A revolução capitalista instituiu uma mudança crucial para o valor do salário. Quando o produtor vendia seu produto por um determinado preço, Ware escreve, “ele mantinha sua pessoa. Mas quando passou a vender sua mão de obra, vendeu a si mesmo”, e perdeu sua dignidade como pessoa à medida que se tornou um escravo – um “escravo do salário”, termo comumente empregado. O trabalho assalariado era considerado similar à escravidão, embora dela diferisse por ser temporário – em teoria. Essa compreensão era tão generalizada e difundida que se tornou um slogan do Partido Republicano, defendido por sua figura de proa, Abraham Lincoln.

O conceito de que iniciativas e empreendimentos produtivos devem ser de propriedade dos trabalhadores e pertencer à mão de obra era corrente em meados do século XIX, ratificado não apenas por Marx e pela esquerda, mas também pela mais destacada figura do liberalismo clássico da época, John Stuart Mill. Ele defendia que “a forma de associação, se a humanidade continuar a se aperfeiçoar, como se espera que predomine é [...] a associação dos próprios trabalhadores entre si, em termos de igualdade, possuindo eles, coletivamente, a propriedade do capital com o qual operam, e trabalhando sob o comando de administradores eleitos e passíveis de substituição por eles mesmos”. O conceito tem de fato sólidas raízes em noções que animavam o pensamento liberal clássico. É um pequeno passo vinculá-lo ao controle de outras instituições e comunidades numa estrutura de livre associação e organização federal, no estilo de uma gama de pensamento que inclui, juntamente com boa parte da tradição anarquista e do marxismo esquerdista antibolchevique, o socialismo de guildas de George Douglas Howard Cole e as obras teóricas muito mais recentes. E, de modo ainda mais significativo, inclui ações, à medida que muitos trabalhadores de diversas profissões e classes sociais buscam reaver o controle de suas vidas e seus destinos.
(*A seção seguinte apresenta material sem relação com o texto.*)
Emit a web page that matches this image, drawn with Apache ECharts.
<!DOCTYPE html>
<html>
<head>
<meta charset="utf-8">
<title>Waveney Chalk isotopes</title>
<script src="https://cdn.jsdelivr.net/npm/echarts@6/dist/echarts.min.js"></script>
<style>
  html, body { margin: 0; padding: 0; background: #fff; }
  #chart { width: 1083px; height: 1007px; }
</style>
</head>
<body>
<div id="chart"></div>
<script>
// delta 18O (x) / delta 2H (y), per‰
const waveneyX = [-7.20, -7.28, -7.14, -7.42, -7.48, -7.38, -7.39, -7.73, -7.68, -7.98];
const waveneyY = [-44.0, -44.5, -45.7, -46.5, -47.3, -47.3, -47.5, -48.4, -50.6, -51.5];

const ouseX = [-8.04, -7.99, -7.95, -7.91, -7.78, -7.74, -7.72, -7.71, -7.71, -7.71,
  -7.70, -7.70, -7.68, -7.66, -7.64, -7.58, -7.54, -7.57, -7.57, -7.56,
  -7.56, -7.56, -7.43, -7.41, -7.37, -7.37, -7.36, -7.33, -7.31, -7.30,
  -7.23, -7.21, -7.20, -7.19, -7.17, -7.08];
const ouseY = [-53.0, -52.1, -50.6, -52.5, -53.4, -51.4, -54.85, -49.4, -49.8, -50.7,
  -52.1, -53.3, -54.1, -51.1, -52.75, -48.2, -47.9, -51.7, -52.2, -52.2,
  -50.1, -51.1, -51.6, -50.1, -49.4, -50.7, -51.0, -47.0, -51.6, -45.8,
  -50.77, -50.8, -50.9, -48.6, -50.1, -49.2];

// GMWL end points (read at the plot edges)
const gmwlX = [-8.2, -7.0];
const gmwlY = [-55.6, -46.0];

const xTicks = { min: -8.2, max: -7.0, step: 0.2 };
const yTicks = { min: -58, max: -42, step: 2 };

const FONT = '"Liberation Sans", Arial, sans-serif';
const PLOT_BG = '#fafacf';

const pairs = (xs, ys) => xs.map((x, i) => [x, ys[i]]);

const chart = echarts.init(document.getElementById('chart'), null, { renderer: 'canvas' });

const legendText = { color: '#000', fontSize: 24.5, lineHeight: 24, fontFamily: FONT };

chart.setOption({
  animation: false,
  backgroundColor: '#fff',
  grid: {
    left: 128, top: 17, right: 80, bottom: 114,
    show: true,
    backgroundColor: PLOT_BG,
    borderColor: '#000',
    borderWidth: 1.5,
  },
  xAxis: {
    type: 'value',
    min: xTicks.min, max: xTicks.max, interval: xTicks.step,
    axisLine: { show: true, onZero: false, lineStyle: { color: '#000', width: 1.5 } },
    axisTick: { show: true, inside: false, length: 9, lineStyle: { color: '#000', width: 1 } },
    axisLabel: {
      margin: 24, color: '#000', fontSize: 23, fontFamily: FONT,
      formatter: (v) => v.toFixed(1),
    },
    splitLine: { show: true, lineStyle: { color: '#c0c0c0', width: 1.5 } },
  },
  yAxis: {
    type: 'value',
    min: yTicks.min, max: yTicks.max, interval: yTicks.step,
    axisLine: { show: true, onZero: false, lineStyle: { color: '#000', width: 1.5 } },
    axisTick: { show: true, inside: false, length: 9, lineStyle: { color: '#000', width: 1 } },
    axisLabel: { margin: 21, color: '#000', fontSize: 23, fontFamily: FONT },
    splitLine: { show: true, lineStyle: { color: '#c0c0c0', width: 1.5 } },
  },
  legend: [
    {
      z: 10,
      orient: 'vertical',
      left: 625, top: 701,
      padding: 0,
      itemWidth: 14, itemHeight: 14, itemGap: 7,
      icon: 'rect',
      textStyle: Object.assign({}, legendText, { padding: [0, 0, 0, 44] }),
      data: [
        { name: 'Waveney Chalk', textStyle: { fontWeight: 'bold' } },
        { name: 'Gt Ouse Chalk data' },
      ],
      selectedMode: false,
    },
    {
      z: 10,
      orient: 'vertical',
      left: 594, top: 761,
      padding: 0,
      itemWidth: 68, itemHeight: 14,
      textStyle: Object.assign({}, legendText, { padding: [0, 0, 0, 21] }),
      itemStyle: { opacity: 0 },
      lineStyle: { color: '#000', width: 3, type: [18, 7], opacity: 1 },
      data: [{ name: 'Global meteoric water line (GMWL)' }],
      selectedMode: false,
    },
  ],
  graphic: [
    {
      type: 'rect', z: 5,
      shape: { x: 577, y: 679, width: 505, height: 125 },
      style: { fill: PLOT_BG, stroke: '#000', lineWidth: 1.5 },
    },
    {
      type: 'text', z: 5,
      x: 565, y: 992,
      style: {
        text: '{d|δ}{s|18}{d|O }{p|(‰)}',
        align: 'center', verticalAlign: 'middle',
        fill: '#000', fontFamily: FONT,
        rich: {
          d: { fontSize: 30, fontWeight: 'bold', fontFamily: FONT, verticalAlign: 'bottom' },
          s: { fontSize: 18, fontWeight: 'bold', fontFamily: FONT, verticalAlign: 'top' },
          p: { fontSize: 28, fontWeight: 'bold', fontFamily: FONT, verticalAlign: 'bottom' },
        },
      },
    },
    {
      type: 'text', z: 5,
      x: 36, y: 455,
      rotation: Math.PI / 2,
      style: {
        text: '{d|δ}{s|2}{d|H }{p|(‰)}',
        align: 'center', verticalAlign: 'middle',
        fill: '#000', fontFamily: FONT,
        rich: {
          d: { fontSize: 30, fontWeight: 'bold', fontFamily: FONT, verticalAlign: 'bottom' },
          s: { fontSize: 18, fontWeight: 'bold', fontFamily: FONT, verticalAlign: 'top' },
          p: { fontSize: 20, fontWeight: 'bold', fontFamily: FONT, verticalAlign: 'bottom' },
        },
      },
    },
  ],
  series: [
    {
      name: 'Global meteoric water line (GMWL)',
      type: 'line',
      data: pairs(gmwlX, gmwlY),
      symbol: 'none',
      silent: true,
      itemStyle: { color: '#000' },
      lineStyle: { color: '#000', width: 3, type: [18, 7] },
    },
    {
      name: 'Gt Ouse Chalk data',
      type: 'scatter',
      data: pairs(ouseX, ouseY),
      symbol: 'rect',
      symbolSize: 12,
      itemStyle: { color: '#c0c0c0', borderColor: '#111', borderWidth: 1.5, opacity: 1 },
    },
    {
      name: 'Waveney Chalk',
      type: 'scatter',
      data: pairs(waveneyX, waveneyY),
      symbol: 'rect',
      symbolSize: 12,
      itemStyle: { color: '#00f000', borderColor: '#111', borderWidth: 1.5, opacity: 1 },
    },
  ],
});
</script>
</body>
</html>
Para minar essas doutrinas subversivas, era necessário que os “mestres da humanidade” tentassem mudar as atitudes e convicções que as fomentavam. Como relata Ware, os ativistas dos movimentos dos trabalhadores alertaram sobre o “Novo Espírito da Época: torna-te rico e esquece-te de tudo, menos de ti mesmo” – a vil máxima dos mestres e senhores, que eles naturalmente tentavam impor a seus súditos, sabendo que esses vassalos só teriam condições de ganhar uma diminuta porção da riqueza disponível. Em drástica reação a esse espírito degradante, os ascendentes movimentos dos operários e lavradores radicais, o mais importante dos movimentos democráticos populares na história norte-americana, devotaram-se à solidariedade e ao auxílio mútuo. Foram derrotados, quase sempre pela via da força. Mas a batalha está longe de terminar, apesar dos reveses, da repressão invariavelmente violenta e dos gigantes esforços para incutir na opinião pública e na mente coletiva e vil máxima, por meio dos recursos dos sistemas educacionais, da imensa indústria da publicidade e de outras instituições de propaganda dedicadas a essa tarefa.

Há graves barreiras e empecilhos a superar na luta por justiça, liberdade e dignidade, mesmo além da cruel e implacável luta de classes incessantemente conduzida pelo mundo corporativo – que tem elevada consciência de classe – com o “apoio indispensável” dos governos que em larga medida são controlados pelas corporações. Ware discute algumas dessas insidiosas ameaças da forma como eram entendidas pela classe trabalhadora. Ele discorre sobre o pensamento dos trabalhadores qualificados de Nova York 170 anos atrás, que repetiam a opinião comum de que um salário diário é uma forma de escravidão e alertavam, com aguçado discernimento, que chegaria um dia em que os escravos do salário “terão até certo ponto de esquecido tanto daquilo que se deve à humanidade como à glória, em um sistema que lhes é impingido por sua necessidade e em oposição a seus sentimentos de independência e autorrespeito”. Eles tinham a esperança de que esse dia estivesse “bem distante”. Hoje, são comuns os sinais desse dia, mas as demandas por independência, respeito próprio, dignidade pessoal e controle de cada indivíduo sobre o próprio trabalho e a própria vida, tal qual a velha toupeira de Marx, continuam a cavar e a circular incessantemente por baixo da terra, não muito longe da superfície, pronta para irromper bruscamente quando é despertada pelas circunstâncias e pelo ativismo militante.